One thing that should not worry us at all is the lack of exit strategies coordination. That the stimuli should be coordinated simultaneously on a global scale was necessary to enhance their effectiveness, but the problem with an exit strategy is precisely the opposite: a simultaneous global exit raises the danger of a cumulative recessionary drive. As long as the exit is not premature and does not turn into a stampede, it is much better if every country goes its own way, staggering their respective exits. The only desirable coordination would be a coordinated staggering of exits - when the time is right - to simulate a random process, instead of an uncoordinated early exit by precisely those countries that have been running the stronger stimuli.
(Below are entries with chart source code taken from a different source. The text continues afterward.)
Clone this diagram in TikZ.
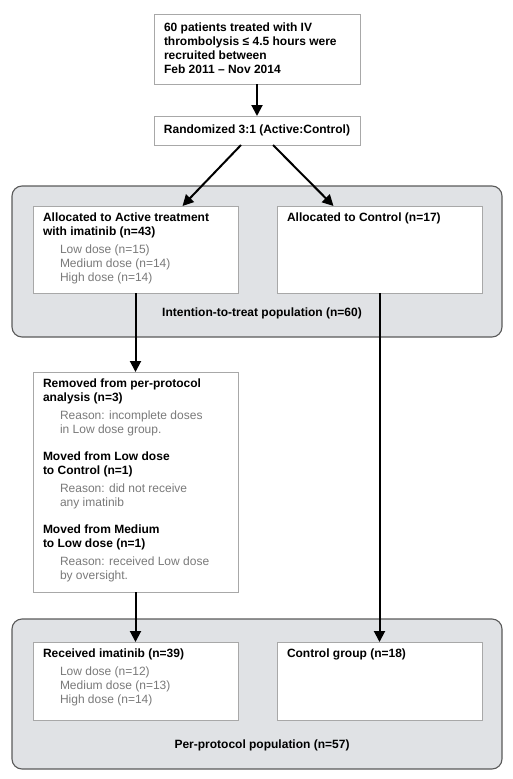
\documentclass[tikz,border=0pt]{standalone}
\usepackage{fontspec}
\setmainfont{Liberation Sans}
\usepackage{tikz}
\usetikzlibrary{
	positioning,
	arrows.meta
}
\definecolor{groupfill}{HTML}{E0E2E5}
\definecolor{groupline}{HTML}{5A5A5A}
\definecolor{boxline}{HTML}{A8A8A8}
\definecolor{subtext}{HTML}{7A7A7A}
\newcommand{\cellbox}[2]{\parbox[t][#1][t]{185pt}{#2}}
\newcommand{\dose}[1]{\hspace*{17pt}{\color{subtext}#1}}

\begin{document}
\begin{tikzpicture}[x=1pt, y=-1pt,
			font=\fontsize{12}{14}\selectfont,
			framed/.style={rectangle, draw=boxline, fill=white, line width=0.8pt, inner xsep=10pt, inner ysep=7pt, outer sep=0},
			group/.style={rectangle, rounded corners=10pt, draw=groupline, fill=groupfill, line width=1.1pt, outer sep=0, minimum width=490pt, minimum height=151pt},
			plain/.style={inner sep=0, font=\fontsize{12}{14}\selectfont\bfseries},
			arrow/.style={line width=2pt, -{Triangle[width=11pt,length=11pt]}}]

			\useasboundingbox (0,0) rectangle (512,779);

			% population groups
			\node[group, anchor=north west] (itt) at (12,186) {};
			\node[plain, above=18pt of itt.south, xshift=5pt] (ittlabel) {Intention-to-treat population (n=60)};
			\node[group, anchor=north west, minimum height=150pt] (pp) at (12,619) {};
			\node[plain, above=18pt of pp.south, xshift=5pt] (pplabel) {Per-protocol population (n=57)};

			\node[framed, anchor=north west, inner ysep=9pt] (patients) at (154,14) {\parbox[t][52pt][t]{186pt}{\bfseries
				60 patients treated with IV\\ thrombolysis ≤ 4.5 hours were\\ recruited between\\ Feb 2011 – Nov 2014}};
			\node[framed, below=32pt of patients, minimum width=206pt, minimum height=29pt, inner sep=0, font=\fontsize{12}{14}\selectfont\bfseries] (rand) {Randomized 3:1 (Active:Control)};

			\node[framed, below right=20pt and 21pt of itt.north west] (active) {\cellbox{73pt}{%
				\textbf{Allocated to Active treatment\\ with imatinib (n=43)}\\[4pt]
				\dose{Low dose (n=15)}\\ \dose{Medium dose (n=14)}\\ \dose{High dose (n=14)}}};
			\node[framed, right=39pt of active] (control) {\cellbox{73pt}{\textbf{Allocated to Control (n=17)}}};

			\node[framed, below=79pt of active] (removed) {\cellbox{206pt}{%
				\textbf{Removed from per-protocol\\ analysis (n=3)}\\[4pt]
				\dose{Reason: incomplete doses}\\ \dose{in Low dose group.}\\[13pt]
				\textbf{Moved from Low dose\\ to Control (n=1)}\\[4pt]
				\dose{Reason: did not receive}\\ \dose{any imatinib}\\[13pt]
				\textbf{Moved from Medium\\ to Low dose (n=1)}\\[4pt]
				\dose{Reason: received Low dose}\\ \dose{by oversight.}}};

			\node[framed, below=50pt of removed] (received) {\cellbox{64pt}{%
				\textbf{Received imatinib (n=39)}\\[4pt]
				\dose{Low dose (n=12)}\\ \dose{Medium dose (n=13)}\\ \dose{High dose (n=14)}}};
			\node[framed, right=39pt of received] (ctrlgroup) {\cellbox{64pt}{\textbf{Control group (n=18)}}};

			\draw[arrow] (patients) -- (rand);
			\draw[arrow] ([xshift=-16pt]rand.south) -- ([xshift=47pt]active.north);
			\draw[arrow] ([xshift=16pt]rand.south) -- ([xshift=-46pt]control.north);
			\draw[arrow] (active) -- (removed);
			\draw[arrow] (removed) -- (received);
			\draw[arrow] (control) -- (ctrlgroup);
		\end{tikzpicture}
\end{document}
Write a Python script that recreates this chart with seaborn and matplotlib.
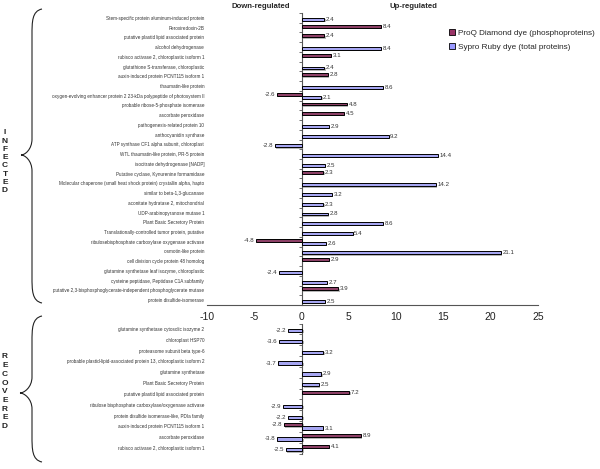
import numpy as np
import pandas as pd
import matplotlib
matplotlib.use("Agg")
import matplotlib.pyplot as plt
import matplotlib.patheffects as pe
from matplotlib.path import Path
from matplotlib.patches import PathPatch, Patch
import seaborn as sns

nan = np.nan

# ---------------- data ----------------
series_names = ["ProQ Diamond dye (phosphoproteins)", "Sypro Ruby dye (total proteins)"]
series_colors = ["#993366", "#9999FF"]

infected_labels = [
    "Stem-specific protein aluminum-induced protein",
    "Peroxiredoxin-2B",
    "putative plastid lipid associated protein",
    "alcohol dehydrogenase",
    "rubisco activase 2, chloroplastic isoform 1",
    "glutathione S-transferase, chloroplastic",
    "auxin-induced protein PCNT115 isoform 1",
    "thaumatin-like protein",
    "oxygen-evolving enhancer protein 2 23-kDa polypeptide of photosystem II",
    "probable ribose-5-phosphate isomerase",
    "ascorbate peroxidase",
    "pathogenesis-related protein 10",
    "anthocyanidin synthase",
    "ATP synthase CF1 alpha subunit, chloroplast",
    "WTL thaumatin-like protein, PR-5 protein",
    "isocitrate dehydrogenase [NADP]",
    "Putative cyclase, Kynurenine formamidase",
    "Molecular chaperone (small heat shock protein) crystallin alpha, hapto",
    "similar to beta-1,3-glucanase",
    "aconitate hydratase 2, mitochondrial",
    "UDP-arabinopyranose mutase 1",
    "Plant Basic Secretory Protein",
    "Translationally-controlled tumor protein, putative",
    "ribulosebisphosphate carboxylase oxygenase activase",
    "osmotin-like protein",
    "cell division cycle protein 48 homolog",
    "glutamine synthetase leaf isozyme, chloroplastic",
    "cysteine peptidase, Peptidase C1A subfamily",
    "putative 2,3-bisphosphoglycerate-independent phosphoglycerate mutase",
    "protein disulfide-isomerase",
]
infected_proq = [nan, 8.4, 2.4, nan, 3.1, nan, 2.8, nan, -2.6, 4.8,
                 4.5, nan, nan, nan, nan, nan, 2.3, nan, nan, nan,
                 nan, nan, nan, -4.8, nan, 2.9, nan, nan, 3.9, nan]
infected_sypro = [2.4, nan, nan, 8.4, nan, 2.4, nan, 8.6, 2.1, nan,
                  nan, 2.9, 9.2, -2.8, 14.4, 2.5, nan, 14.2, 3.2, 2.3,
                  2.8, 8.6, 5.4, 2.6, 21.1, nan, -2.4, 2.7, nan, 2.5]

recovered_labels = [
    "glutamine synthetase cytosolic isozyme 2",
    "chloroplast HSP70",
    "proteasome subunit beta type-6",
    "probable plastid-lipid-associated protein 13, chloroplastic isoform 2",
    "glutamine synthetase",
    "Plant Basic Secretory Protein",
    "putative plastid lipid associated protein",
    "ribulose bisphosphate carboxylase/oxygenase activase",
    "protein disulfide isomerase-like, PDIa family",
    "auxin-induced protein PCNT115 isoform 1",
    "ascorbate peroxidase",
    "rubisco activase 2, chloroplastic isoform 1",
]
recovered_proq = [nan, nan, nan, nan, nan, nan, 7.2, nan, nan, -2.8, 8.9, 4.1]
recovered_sypro = [-2.2, -3.6, 3.2, -3.7, 2.9, 2.5, nan, -2.9, -2.2, 3.1, -3.8, -2.5]

x_ticks = [-10, -5, 0, 5, 10, 15, 20, 25]


def long_df(labels, proq, sypro):
    rows = []
    for lab, p, s in zip(labels, proq, sypro):
        if not np.isnan(p):
            rows.append((lab, series_names[0], p))
        if not np.isnan(s):
            rows.append((lab, series_names[1], s))
    return pd.DataFrame(rows, columns=["protein", "dye", "value"])


# ---------------- style ----------------
sns.set_style("white")
plt.rcParams["font.family"] = ["Liberation Sans", "DejaVu Sans"]

W, H = 600, 469
fig = plt.figure(figsize=(6.0, 4.69), dpi=100)


def fx(x):
    return x / W


def fy(y):
    return 1 - y / H


AX_L, AX_R = 207, 538
ax_top = fig.add_axes([fx(AX_L), fy(305), fx(AX_R - AX_L), (305 - 13) / H])
ax_bot = fig.add_axes([fx(AX_L), fy(453.5), fx(AX_R - AX_L), (453.5 - 323.5) / H])

shadow = [pe.SimplePatchShadow(offset=(0.9, -0.9), shadow_rgbFace="#999999", alpha=0.7), pe.Normal()]


def draw_panel(ax, labels, proq, sypro, xlim):
    df = long_df(labels, proq, sypro)
    sns.barplot(data=df, y="protein", x="value", hue="dye", order=labels,
                hue_order=series_names, palette=series_colors, orient="h",
                width=0.6, edgecolor="black", linewidth=0.7, errorbar=None,
                legend=False, ax=ax)
    n = len(labels)
    ax.set_xlim(*xlim)
    ax.set_ylim(n - 0.5, -0.5)
    ax.set_xlabel("")
    ax.set_ylabel("")
    for p in ax.patches:
        p.set_path_effects(shadow)
    for c in ax.containers:
        ax.bar_label(c, fmt="%.1f", padding=1.2, fontsize=4.4, color="#333333")
    ax.set_yticks(range(n))
    ax.set_yticklabels(labels, fontsize=3.3, color="#333333")
    ax.tick_params(axis="y", length=0, pad=2)
    for s in ["left", "right", "top"]:
        ax.spines[s].set_visible(False)
    # vertical axis at zero with tick marks between categories
    loc = (0 - xlim[0]) / (xlim[1] - xlim[0])
    sec = ax.secondary_yaxis(loc)
    sec.set_yticks(np.arange(-0.5, n, 1.0))
    sec.set_yticklabels([])
    sec.tick_params(axis="y", length=2.5, width=0.6, color="#555555", direction="out")
    sec.spines["left"].set_color("#555555")
    sec.spines["left"].set_linewidth(0.8)
    ax.patch.set_alpha(0)
    return ax


draw_panel(ax_top, infected_labels, infected_proq, infected_sypro, (-10, 25))
ax_top.set_xticks(x_ticks)
ax_top.set_xticklabels([str(t) for t in x_ticks], fontsize=7.5, color="#222222")
ax_top.tick_params(axis="x", length=3, width=0.6, color="#555555", pad=2, direction="out")
ax_top.spines["bottom"].set_color("#555555")
ax_top.spines["bottom"].set_linewidth(0.8)

# recovered panel uses its own horizontal scale (zero aligned with the upper one)
draw_panel(ax_bot, recovered_labels, recovered_proq, recovered_sypro, (-14.55, 35.98))
ax_bot.spines["bottom"].set_visible(False)
ax_bot.xaxis.set_visible(False)

# headers
fig.text(fx(261), fy(6), "Down-regulated", fontsize=5.6, fontweight="bold",
         ha="center", va="center")
fig.text(fx(413), fy(6), "Up-regulated", fontsize=5.6, fontweight="bold",
         ha="center", va="center")

# legend
handles = [Patch(facecolor=c, edgecolor="black", linewidth=0.6) for c in series_colors]
fig.legend(handles, series_names, loc="upper left", bbox_to_anchor=(fx(449), fy(29)),
           frameon=False, fontsize=5.9, handlelength=0.75, handleheight=0.75,
           handletextpad=0.4, labelspacing=0.75, borderaxespad=0, borderpad=0)


# braces and group names
def brace(xe, xm, xt, yt, ytip, yb, r_end=26, r_tip=16):
    verts = [
        (xe, yt), (xm, yt + 2), (xm, yt + r_end * 0.5), (xm, yt + r_end),
        (xm, ytip - r_tip),
        (xm, ytip - r_tip * 0.35), (xt + 4, ytip), (xt, ytip),
        (xt + 4, ytip), (xm, ytip + r_tip * 0.35), (xm, ytip + r_tip),
        (xm, yb - r_end),
        (xm, yb - r_end * 0.5), (xm, yb - 2), (xe, yb),
    ]
    codes = [Path.MOVETO, Path.CURVE4, Path.CURVE4, Path.CURVE4,
             Path.LINETO,
             Path.CURVE4, Path.CURVE4, Path.CURVE4,
             Path.CURVE4, Path.CURVE4, Path.CURVE4,
             Path.LINETO,
             Path.CURVE4, Path.CURVE4, Path.CURVE4]
    verts = [(fx(x), fy(y)) for x, y in verts]
    fig.add_artist(PathPatch(Path(verts, codes), facecolor="none", edgecolor="#222222",
                             linewidth=0.8, transform=fig.transFigure))


brace(42, 32, 21, 9, 155, 303)
brace(42, 32, 20, 316, 393, 462)

for i, ch in enumerate("INFECTED"):
    fig.text(fx(5), fy(133 + 8.2 * i), ch, fontsize=6, fontweight="bold",
             ha="center", va="center", color="#222222")
for i, ch in enumerate("RECOVERED"):
    fig.text(fx(5), fy(357 + 8.7 * i), ch, fontsize=6, fontweight="bold",
             ha="center", va="center", color="#222222")

fig.savefig("out.png", dpi=100)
In turn, the coordination between monetary and fiscal policy, recommended by Pisani-Ferry, is desirable at a national level in any case and not just in the exit from macroeconomic stimuli; it should not necessarily take the form of the coordination between an internationally coordinated monetary policy and an internationally coordinated fiscal stance on a global scale. The problem is in the euro area, because the territorial scope of fiscal policy is national and that of monetary policy is European. It is very hard to coordinate the ECB monetary policy with the net collective fiscal stance of its 16 members – which is what matters – in spite of the so-called Growth and Stability Pact, for this only sets ceilings to individual fiscal stances.

Unsustainable, but why not for as long as it’s necessary?

Clearly the current high fiscal deficits, record low interest rates, large-scale monetary easing and other state interventions are not sustainable indefinitely. The general problems surrounding exit measures and their sequencing are worth discussing, as something that sooner or later – let’s hope sooner rather than later, for it will imply that the crisis is over sooner – will have to happen at some uncertain date in an indefinite future. But inflation has been falling everywhere to rates unseen for several decades; in the euro area it was down to negative average rates in June-July 2009. And even Jean-Claude Trichet says that “Looking ahead, we expect prices to remain dampened over the medium term… all indicators of inflation expectations over the medium to longer term remain firmly anchored in line with the Governing Council’s aim of keeping inflation rates below, but close to, 2%.” (cited).

Therefore fears of inflation resurgence are definitely exaggerated and premature. Moreover it is not only a question of prices, but also of wages and of asset prices. “Wage deflation seems to have begun even in the industrialised countries. If it continues, it will further depress aggregate demand. Asset price inflation has been the destabilizing factor at the immediate origin of the crisis” (Fitoussi and Stiglitz, cited).

The sheer official mention of a possible early end to extraordinary measures will reduce and possibly annul the impact of those measures, such as were taken. Given the self-fulfilling nature of pessimistic expectations, loose talk may cause unemployment.